Information supplied:
# # # # # # #

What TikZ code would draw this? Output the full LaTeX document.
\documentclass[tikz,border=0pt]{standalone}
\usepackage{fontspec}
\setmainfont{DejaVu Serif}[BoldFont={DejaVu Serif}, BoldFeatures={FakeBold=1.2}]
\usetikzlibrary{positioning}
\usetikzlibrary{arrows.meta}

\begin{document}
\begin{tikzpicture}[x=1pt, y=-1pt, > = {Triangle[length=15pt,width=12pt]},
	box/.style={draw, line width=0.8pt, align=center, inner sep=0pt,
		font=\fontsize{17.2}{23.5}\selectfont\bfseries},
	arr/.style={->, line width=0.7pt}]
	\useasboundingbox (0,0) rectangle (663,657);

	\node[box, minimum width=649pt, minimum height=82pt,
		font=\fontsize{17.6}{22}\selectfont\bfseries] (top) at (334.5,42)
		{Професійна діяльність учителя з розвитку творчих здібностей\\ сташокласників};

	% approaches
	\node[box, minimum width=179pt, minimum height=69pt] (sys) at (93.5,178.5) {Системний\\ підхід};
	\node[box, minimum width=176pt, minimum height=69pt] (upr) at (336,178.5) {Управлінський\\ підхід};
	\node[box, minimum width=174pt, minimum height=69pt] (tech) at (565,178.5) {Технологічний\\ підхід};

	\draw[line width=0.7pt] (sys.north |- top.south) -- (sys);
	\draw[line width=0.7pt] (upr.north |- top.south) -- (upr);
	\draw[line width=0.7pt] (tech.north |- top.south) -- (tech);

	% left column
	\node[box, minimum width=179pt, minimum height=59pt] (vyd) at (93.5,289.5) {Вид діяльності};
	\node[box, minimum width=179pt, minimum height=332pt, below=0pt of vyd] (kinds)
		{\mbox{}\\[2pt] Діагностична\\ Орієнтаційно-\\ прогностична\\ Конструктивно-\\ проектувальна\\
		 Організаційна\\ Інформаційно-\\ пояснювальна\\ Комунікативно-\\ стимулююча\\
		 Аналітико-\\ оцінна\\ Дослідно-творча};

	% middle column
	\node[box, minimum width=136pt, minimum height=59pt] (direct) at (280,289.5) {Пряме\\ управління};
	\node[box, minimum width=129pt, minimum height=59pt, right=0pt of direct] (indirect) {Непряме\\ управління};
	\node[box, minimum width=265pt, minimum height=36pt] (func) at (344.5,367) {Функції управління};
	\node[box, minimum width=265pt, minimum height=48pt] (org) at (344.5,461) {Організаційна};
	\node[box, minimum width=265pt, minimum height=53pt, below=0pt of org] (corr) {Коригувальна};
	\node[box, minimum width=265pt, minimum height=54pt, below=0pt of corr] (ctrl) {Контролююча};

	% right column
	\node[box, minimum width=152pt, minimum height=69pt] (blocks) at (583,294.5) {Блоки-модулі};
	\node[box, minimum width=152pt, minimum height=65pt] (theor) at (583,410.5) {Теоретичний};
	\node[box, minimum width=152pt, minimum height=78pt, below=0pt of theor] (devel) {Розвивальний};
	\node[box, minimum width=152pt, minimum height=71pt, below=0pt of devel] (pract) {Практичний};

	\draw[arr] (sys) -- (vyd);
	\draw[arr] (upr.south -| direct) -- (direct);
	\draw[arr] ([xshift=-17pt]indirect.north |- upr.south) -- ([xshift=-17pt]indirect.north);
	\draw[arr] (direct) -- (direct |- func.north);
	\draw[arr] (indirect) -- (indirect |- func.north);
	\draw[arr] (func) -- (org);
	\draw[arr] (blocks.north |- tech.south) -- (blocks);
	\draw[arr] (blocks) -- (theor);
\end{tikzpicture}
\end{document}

# # # # # # #

Would you copy out each line exactly as written?

What TikZ code would draw this? Output the full LaTeX document.
\documentclass[tikz,border=0pt]{standalone}
\usepackage{fontspec}
\setmainfont{DejaVu Serif}[BoldFont={DejaVu Serif}, BoldFeatures={FakeBold=1.2}]
\usetikzlibrary{positioning}
\usetikzlibrary{arrows.meta}

\begin{document}
\begin{tikzpicture}[x=1pt, y=-1pt, > = {Triangle[length=15pt,width=12pt]},
	box/.style={draw, line width=0.8pt, align=center, inner sep=0pt,
		font=\fontsize{17.2}{23.5}\selectfont\bfseries},
	arr/.style={->, line width=0.7pt}]
	\useasboundingbox (0,0) rectangle (663,657);

	\node[box, minimum width=649pt, minimum height=82pt,
		font=\fontsize{17.6}{22}\selectfont\bfseries] (top) at (334.5,42)
		{Професійна діяльність учителя з розвитку творчих здібностей\\ сташокласників};

	% approaches
	\node[box, minimum width=179pt, minimum height=69pt] (sys) at (93.5,178.5) {Системний\\ підхід};
	\node[box, minimum width=176pt, minimum height=69pt] (upr) at (336,178.5) {Управлінський\\ підхід};
	\node[box, minimum width=174pt, minimum height=69pt] (tech) at (565,178.5) {Технологічний\\ підхід};

	\draw[line width=0.7pt] (sys.north |- top.south) -- (sys);
	\draw[line width=0.7pt] (upr.north |- top.south) -- (upr);
	\draw[line width=0.7pt] (tech.north |- top.south) -- (tech);

	% left column
	\node[box, minimum width=179pt, minimum height=59pt] (vyd) at (93.5,289.5) {Вид діяльності};
	\node[box, minimum width=179pt, minimum height=332pt, below=0pt of vyd] (kinds)
		{\mbox{}\\[2pt] Діагностична\\ Орієнтаційно-\\ прогностична\\ Конструктивно-\\ проектувальна\\
		 Організаційна\\ Інформаційно-\\ пояснювальна\\ Комунікативно-\\ стимулююча\\
		 Аналітико-\\ оцінна\\ Дослідно-творча};

	% middle column
	\node[box, minimum width=136pt, minimum height=59pt] (direct) at (280,289.5) {Пряме\\ управління};
	\node[box, minimum width=129pt, minimum height=59pt, right=0pt of direct] (indirect) {Непряме\\ управління};
	\node[box, minimum width=265pt, minimum height=36pt] (func) at (344.5,367) {Функції управління};
	\node[box, minimum width=265pt, minimum height=48pt] (org) at (344.5,461) {Організаційна};
	\node[box, minimum width=265pt, minimum height=53pt, below=0pt of org] (corr) {Коригувальна};
	\node[box, minimum width=265pt, minimum height=54pt, below=0pt of corr] (ctrl) {Контролююча};

	% right column
	\node[box, minimum width=152pt, minimum height=69pt] (blocks) at (583,294.5) {Блоки-модулі};
	\node[box, minimum width=152pt, minimum height=65pt] (theor) at (583,410.5) {Теоретичний};
	\node[box, minimum width=152pt, minimum height=78pt, below=0pt of theor] (devel) {Розвивальний};
	\node[box, minimum width=152pt, minimum height=71pt, below=0pt of devel] (pract) {Практичний};

	\draw[arr] (sys) -- (vyd);
	\draw[arr] (upr.south -| direct) -- (direct);
	\draw[arr] ([xshift=-17pt]indirect.north |- upr.south) -- ([xshift=-17pt]indirect.north);
	\draw[arr] (direct) -- (direct |- func.north);
	\draw[arr] (indirect) -- (indirect |- func.north);
	\draw[arr] (func) -- (org);
	\draw[arr] (blocks.north |- tech.south) -- (blocks);
	\draw[arr] (blocks) -- (theor);
\end{tikzpicture}
\end{document}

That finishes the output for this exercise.